Beginning at the first line of the data, print each line exactly, stopping after the line that contains "plt.rcParams['font.family'] = ['Liberation".

● ● ● ● ●

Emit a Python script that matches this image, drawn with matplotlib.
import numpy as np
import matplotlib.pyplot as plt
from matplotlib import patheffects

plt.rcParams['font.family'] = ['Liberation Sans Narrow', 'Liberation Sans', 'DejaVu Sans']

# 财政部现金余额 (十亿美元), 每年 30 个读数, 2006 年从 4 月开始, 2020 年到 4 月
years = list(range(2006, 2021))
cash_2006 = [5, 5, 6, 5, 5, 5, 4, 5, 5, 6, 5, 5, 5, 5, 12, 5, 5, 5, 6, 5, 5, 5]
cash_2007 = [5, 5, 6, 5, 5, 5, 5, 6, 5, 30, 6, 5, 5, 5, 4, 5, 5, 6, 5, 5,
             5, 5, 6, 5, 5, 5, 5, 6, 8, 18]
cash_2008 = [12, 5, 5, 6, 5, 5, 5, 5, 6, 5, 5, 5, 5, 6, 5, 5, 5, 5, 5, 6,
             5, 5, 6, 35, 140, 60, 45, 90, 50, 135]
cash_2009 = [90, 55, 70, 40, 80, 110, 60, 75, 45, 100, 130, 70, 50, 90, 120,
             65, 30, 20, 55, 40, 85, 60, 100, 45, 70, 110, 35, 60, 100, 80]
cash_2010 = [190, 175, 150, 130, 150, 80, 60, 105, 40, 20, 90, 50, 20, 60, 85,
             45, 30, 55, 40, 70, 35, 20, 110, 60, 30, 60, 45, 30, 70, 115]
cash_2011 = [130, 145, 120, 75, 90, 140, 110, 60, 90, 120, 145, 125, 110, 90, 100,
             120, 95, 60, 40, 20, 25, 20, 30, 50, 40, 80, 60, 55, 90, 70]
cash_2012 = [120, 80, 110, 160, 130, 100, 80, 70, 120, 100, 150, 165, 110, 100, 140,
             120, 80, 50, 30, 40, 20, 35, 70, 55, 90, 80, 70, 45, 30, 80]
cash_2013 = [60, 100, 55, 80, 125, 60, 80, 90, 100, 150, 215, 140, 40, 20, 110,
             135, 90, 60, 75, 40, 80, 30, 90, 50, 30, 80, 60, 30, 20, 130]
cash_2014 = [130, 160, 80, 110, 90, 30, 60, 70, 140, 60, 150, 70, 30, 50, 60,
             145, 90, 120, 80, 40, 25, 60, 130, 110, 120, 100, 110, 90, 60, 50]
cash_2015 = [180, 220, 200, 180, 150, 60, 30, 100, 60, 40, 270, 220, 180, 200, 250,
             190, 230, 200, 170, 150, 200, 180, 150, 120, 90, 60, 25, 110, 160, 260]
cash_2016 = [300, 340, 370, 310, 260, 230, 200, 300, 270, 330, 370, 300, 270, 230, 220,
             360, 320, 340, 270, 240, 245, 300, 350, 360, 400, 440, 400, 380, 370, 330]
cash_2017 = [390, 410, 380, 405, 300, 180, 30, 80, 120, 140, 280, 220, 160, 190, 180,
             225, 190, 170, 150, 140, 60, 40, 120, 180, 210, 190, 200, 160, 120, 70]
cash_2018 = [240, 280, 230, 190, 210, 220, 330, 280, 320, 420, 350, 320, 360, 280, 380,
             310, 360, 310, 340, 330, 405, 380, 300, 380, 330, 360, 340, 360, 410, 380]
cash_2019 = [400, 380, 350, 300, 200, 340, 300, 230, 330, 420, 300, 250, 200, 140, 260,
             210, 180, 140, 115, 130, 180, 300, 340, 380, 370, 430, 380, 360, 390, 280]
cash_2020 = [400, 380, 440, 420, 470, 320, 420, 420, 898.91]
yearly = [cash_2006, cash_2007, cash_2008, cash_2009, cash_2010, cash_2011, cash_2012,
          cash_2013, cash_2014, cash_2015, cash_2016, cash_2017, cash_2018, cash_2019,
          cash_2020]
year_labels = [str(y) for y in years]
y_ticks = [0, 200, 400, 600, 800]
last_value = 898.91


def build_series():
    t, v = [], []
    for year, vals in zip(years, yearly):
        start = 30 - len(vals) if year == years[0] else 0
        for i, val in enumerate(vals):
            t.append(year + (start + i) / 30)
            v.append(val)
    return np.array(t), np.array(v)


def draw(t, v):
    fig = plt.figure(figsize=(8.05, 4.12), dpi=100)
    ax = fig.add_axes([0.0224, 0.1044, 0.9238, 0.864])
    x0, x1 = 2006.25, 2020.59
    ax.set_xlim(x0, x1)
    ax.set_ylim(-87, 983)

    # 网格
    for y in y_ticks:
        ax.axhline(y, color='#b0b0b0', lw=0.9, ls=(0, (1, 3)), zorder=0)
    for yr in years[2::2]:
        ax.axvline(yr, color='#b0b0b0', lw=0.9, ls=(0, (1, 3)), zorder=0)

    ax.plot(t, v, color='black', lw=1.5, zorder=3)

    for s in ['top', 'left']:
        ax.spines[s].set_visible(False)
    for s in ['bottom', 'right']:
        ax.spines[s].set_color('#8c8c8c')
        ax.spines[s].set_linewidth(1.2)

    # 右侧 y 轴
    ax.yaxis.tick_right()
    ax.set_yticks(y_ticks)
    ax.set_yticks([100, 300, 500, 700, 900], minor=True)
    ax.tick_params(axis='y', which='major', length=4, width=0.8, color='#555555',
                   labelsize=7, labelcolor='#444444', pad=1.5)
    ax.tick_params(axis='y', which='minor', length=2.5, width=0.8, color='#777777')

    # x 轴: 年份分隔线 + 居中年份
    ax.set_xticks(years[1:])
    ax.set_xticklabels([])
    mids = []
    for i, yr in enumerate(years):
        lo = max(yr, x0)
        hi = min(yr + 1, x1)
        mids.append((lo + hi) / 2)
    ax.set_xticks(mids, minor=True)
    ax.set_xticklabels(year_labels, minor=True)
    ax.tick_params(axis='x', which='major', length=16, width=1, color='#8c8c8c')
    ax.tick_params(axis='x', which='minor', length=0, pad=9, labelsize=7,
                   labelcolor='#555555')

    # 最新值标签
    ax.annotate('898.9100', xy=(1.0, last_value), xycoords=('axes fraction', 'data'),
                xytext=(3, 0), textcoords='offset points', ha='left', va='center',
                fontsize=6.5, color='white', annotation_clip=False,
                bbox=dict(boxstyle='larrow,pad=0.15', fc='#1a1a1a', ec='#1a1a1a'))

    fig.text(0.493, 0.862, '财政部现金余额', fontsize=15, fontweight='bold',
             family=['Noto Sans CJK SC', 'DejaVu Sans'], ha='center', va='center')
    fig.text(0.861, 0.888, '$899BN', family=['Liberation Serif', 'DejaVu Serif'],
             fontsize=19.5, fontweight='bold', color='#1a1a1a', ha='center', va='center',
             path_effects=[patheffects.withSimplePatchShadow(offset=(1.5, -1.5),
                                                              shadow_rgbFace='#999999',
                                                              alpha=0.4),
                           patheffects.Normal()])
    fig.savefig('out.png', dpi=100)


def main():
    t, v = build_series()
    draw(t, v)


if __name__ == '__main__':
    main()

● ● ● ● ●

Solved exercise:
Emit a Python script that matches this image, drawn with matplotlib.
import numpy as np
import matplotlib.pyplot as plt
from matplotlib import patheffects

plt.rcParams['font.family'] = ['Liberation Sans Narrow', 'Liberation Sans', 'DejaVu Sans']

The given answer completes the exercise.